Dr. Waltraud Berle | Fr., 18. Mai 2018 - 19:04

Wir haben in Deutschland ein ziemlich strenges Datenschutzrecht. Das reicht. Nur Bürokraten müssen immer weiter an den Schrauben drehen, weil sie nicht produktiv wirtschaften müssen. Den Adlaten der ohnehin komplett unfähigen Merkel-Regierung ist es nicht geglückt, unseren Standpunkt bei den EU-Verhandlungen durchzudrücken. Nun werden alle Unternehmen, Freiberufler, Gewerbetreibende, Konzerne mit noch mehr Ballast aus Bürokratenhirnen belastet.

Ich hoffe, das ist ein weiterer Tropfen, der das Fass Merkel-Regiment endlich zum Platzen bringt. Es reicht einfach. Das Maß an Idiotie ist voll. wir brauchen endlich wieder eine funktionierende Regierung, die ihre Aufgaben erfüllt: Leben und Wirtschaften zu erleichtern!

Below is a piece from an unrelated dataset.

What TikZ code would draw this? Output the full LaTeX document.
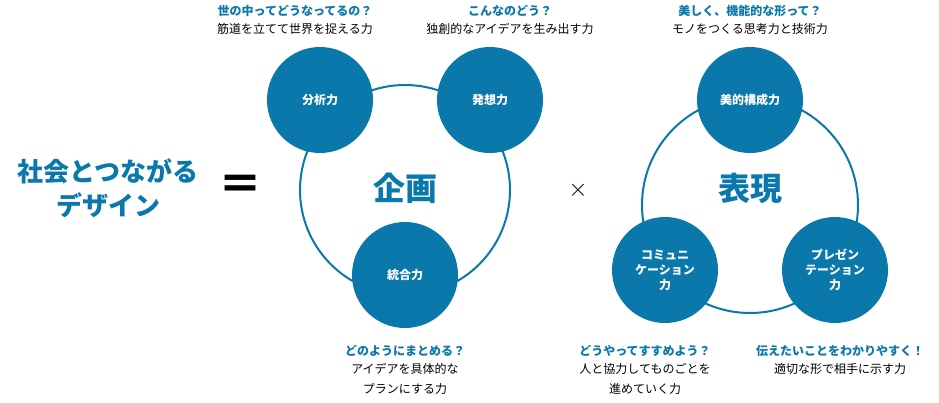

Fritz Gessler | Sa., 19. Mai 2018 - 12:43

pardon, nach meinen informationen stimmt dies SO nicht: in der BRD hat der gesetzgeber es ausdrücklich künftigen (höchst)richterlichen entscheiden überlassen, wie bei privat geposteten fotos von menschenmengen, passanten, etc. verfahren wird: eine direkte einladung an alle einschlägigen abmahnanwälte zu breitetesten unvderschämten abmahnterroraktionen...

das Thema DSGVO ist derzeit ja heiß debattiert. Seien Sie sicher, dass ich gründlich recherchiert habe und mit zwei Professoren des Medienrechts gesprochen habe. Die setzen sich beide natürlich intensiv mit der DSGVO auseinander. Die Informationen zu den Fotografien haben sie mir beide unabhängig voneinander mitgeteilt. Beide haben mir gegenüber die Meinung vertreten, dass man auch weiterhin einen offensichtlichen Blick in die Kamera (zum Beispiel bei Gruppenbildern) als Einwilligung verstehen kann. Selbst Jan Philipp Albrecht, der federführende Verhandler der DSGVO, sagt, dass solche Fotos weiterhin veröffentlicht werden können.

Die Thematik wird natürlich auch weiterhin spannend bleiben. Und natürlich haben Sie auch recht: Eine endgültige Antwort werden wir erst in ein paar Jahren haben, wenn die ersten Klagen durch sind.